En el caso de la Alfaguara de Salinas, el catálogo fue su conciencia, que pesó poderosamente (y benéficamente) en aquellos que le sucedieron: José María Guelbenzu, Luis Suñén, Manuel Rodríguez Rivero, Guillermo Shavelzon, así hasta Amaya Elezcano y Pilar Reyes, que es quien ahora sigue en el timón de aquel barco que tanto se movía con Jaime al frente.
Jesús de la Serna, el gran periodista, suele decir que el capitán del barco es como el director de un periódico: come solo en su camarote.
Pasa con el editor; Jaime Salinas, que tuvo muchísima gente alrededor siempre, y que ha muerto junto a su gran amigo Gudbergur Bergsson, gran escritor islandés, novelista, traductor del Quijote, era un hombre de extremas fidelidades, acendradas no sólo en el mundo de la cultura literaria, sino más allá; silencioso cuando tocaba, atentísimo siempre, desarrolló la facultad del encantamiento (de la que tanto vive el mundo editorial) no sólo para contentar autores díscolos o mimosos; puso esa facultad a disposición de la amistad.
Recuerdo muy nítidamente su reencuentro, después de muchos años, con Günter Grass, su querido autor de los tiempos de Alfaguara.
Jaime pidió whisky, como siempre, y Grass pidió coñac.
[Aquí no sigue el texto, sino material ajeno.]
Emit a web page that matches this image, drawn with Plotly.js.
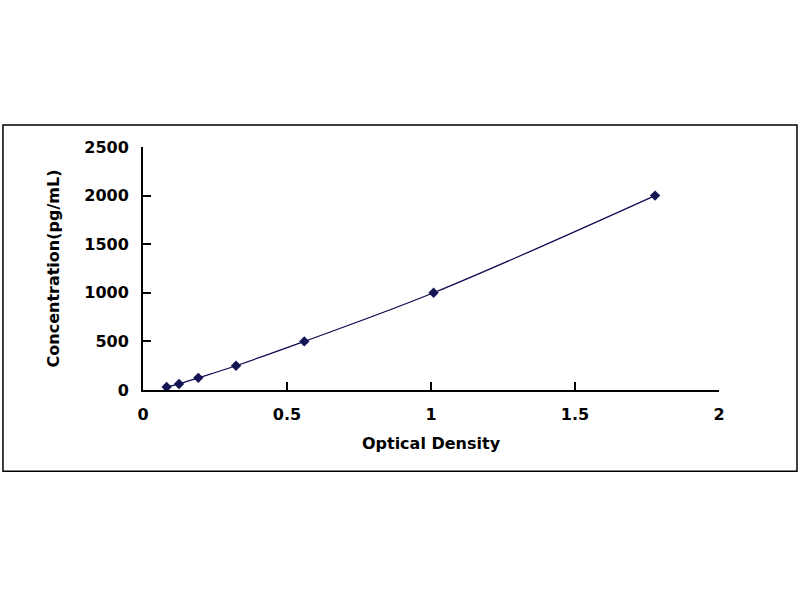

Y se pusieron a hablar, como si no hubiera pasado el tiempo. En esta ocasión el autor le abrazó, consciente de que aquellas fiestas que Salinas hizo para agasajarle y para contar que era uno de los grandes escritores del mundo, cuando aún no se sabía del todo, le convirtieron aquí, en lengua española, en la figuira que siguió siendo.
Salinas no buscaba gratitud. Era un editor, habitante exigente (consigo mismo, con los otros) de ese lugar sin límites que es la sensibilidad de quien regala su energía para que los demás sean felices.